How To Talk To The Grieving Family At A Funeral Service

When getting ready to attend funeral services, many people feel anxious about the moment at which they'll stand in front of the grieving family and offer condolences. This interaction can often prove challenging, given that the family is in considerable grief and it can sometimes be hard to find the right words to say. While the exact approach you take depends on your relationship with the family, and even the age at which the deceased passed away, there are some helpful rules to follow. Keep the three tips in mind and you'll get through this interaction with ease.

Keep Your Message Short

Some people make the mistake of talking too much when they greet the family at the funeral. While there's no specific duration that your conversation should last, it's ideal to avoid talking too much. Remember, there are other funeral attendees standing in line behind you waiting to offer their condolences to the family. In general, your interaction should include an expression of your sympathy, a brief memory of the person who has passed, if you have one, and an offer of helping the family after the funeral, if you're able.

What To Say

Your words to the family should be genuine, but you don't need to feel pressured to prepare a series of remarks.
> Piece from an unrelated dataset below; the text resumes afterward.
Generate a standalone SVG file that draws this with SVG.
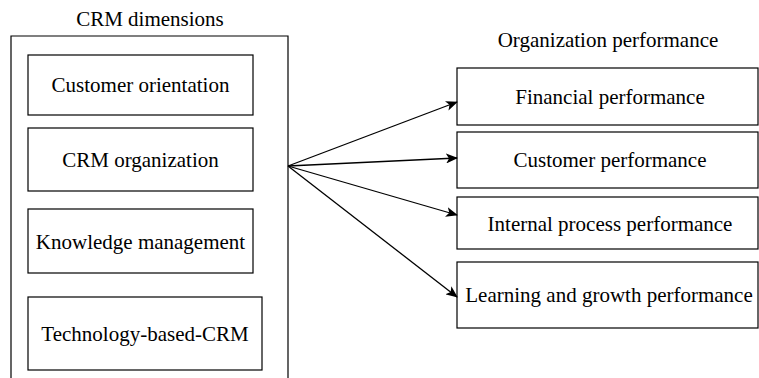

Something as simple as, "I'm so sorry for your loss. Please know how much I'm keeping you in my thoughts during this time" is appropriate. You can also acknowledge the loss with a sentiment such as, "I can imagine this is a tough time for your family." If you opt to share a memory of the person who has passed away, ensure that it's suitable for the moment. It shouldn't be a wild story about your time together in college. Instead, you might wish to share an anecdote about something the person taught you or a special moment that you'll remember for years to come.

What To Avoid Saying

Be careful to avoid offering sentiments that seem well-intentioned, but actually cause hurt to the family in grief. For example, you shouldn't tell the family that you know how it feels, nor should you offer the thought that the family's loved one is in a better place. Neither of these messages offers much solace to the family. Additionally, avoid offering your assistance if you feel you can't deliver -- don't say "Let me know if there's anything you need" if you don't wish to help out in the days or weeks ahead.